もともとマイクロEVのビジネスは利益が薄い。当然ながら、1台50万円のクルマを売るより、大型で単価の高い車種を売ったほうがメーカーは売上高も伸びるし、利益も多い。五菱側も対抗して、マイクロEVより大型の車種に進出するなどしているが、景気低迷で自動車販売市場そのものが伸び悩む中、状況は厳しさを増している。
海外市場で売れるマイクロEV
一方で期待が高まっているのが海外市場だ。インドネシアでは2022年から「宏光mini EV」のグローバル版「五菱Air EV」の現地生産を開始。同年、バリ島で開かれた「G20バリ・サミット」では300台が公式専用車として使われ、クリーンな移動をアピールした。2024年末現在の累計販売台数は2万8768台に達する。インドネシアのEV市場でのシェアは40%を占める。
2024年7月にはベトナムで「宏光mini EV」が発売された。高額の関税などの影響で販売価格は中国国内の3倍近いにもかかわらず、即座に1000台を超える注文が集まったという。ランニングコストの低さに加え、道路が狭く、駐車事情もよいとは言えないベトナムの事情が人気の背景にある。

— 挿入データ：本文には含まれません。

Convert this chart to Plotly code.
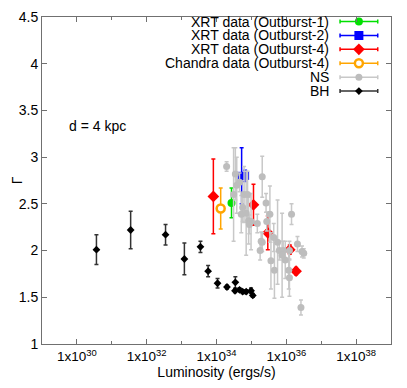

好評を受けて五菱グループはベトナムの自動車メーカー「TMT Motors」と合弁でベトナム南部のフンイエン省で現地工場建設に着手した。完成後は年間3万台を生産する計画だ。
世界的に見れば低価格車のニーズは強い。特にEVは自国企業による生産がない国が多く、中国製マイクロEVの人気は高い。都市の交通基盤が確立していない国も多いだけに、充電施設や道路、駐車場など都市インフラとワンセットで整備する「柳州モデル」が有効に機能する余地はありそうだ。
EVという乗り物をどう使うか
EVについて考える時、決まって課題になるのは航続距離の短さや充電時間の長さ、車両価格の高さ、寒冷地での性能低下といった点だ。これらは事実だが、寒冷地の問題は別にして、その他の点はEVの使い方次第という面がある。
EVを「エンジン車の置き換え」と考えると、航続距離を伸ばすためにどうしてもバッテリーが大きく、重くなり、車両価格が高くなる。そのような大型のEVがあってもいいが、EVが本来、最も効果的に能力を発揮するのは、車両価格を低く抑え、自宅やオフィスなど本拠地の周辺で充電を繰り返し、日常生活や業務に使用するケースである。
「柳州モデル」はそれを街単位で実行した例だ。もちろんマイクロEVですべての需要に対応するのは不可能だし、進化する自動運転やクルマの「エンタメ化」に象徴される機能の高度化にどう対応するかなど、解決すべき課題は少なくない。しかし、EVという乗り物の社会的役割を明確にし、そのための具体策を実行してきた柳州の試みは、EVのあり方を考えるうえで貴重な視点を提供している。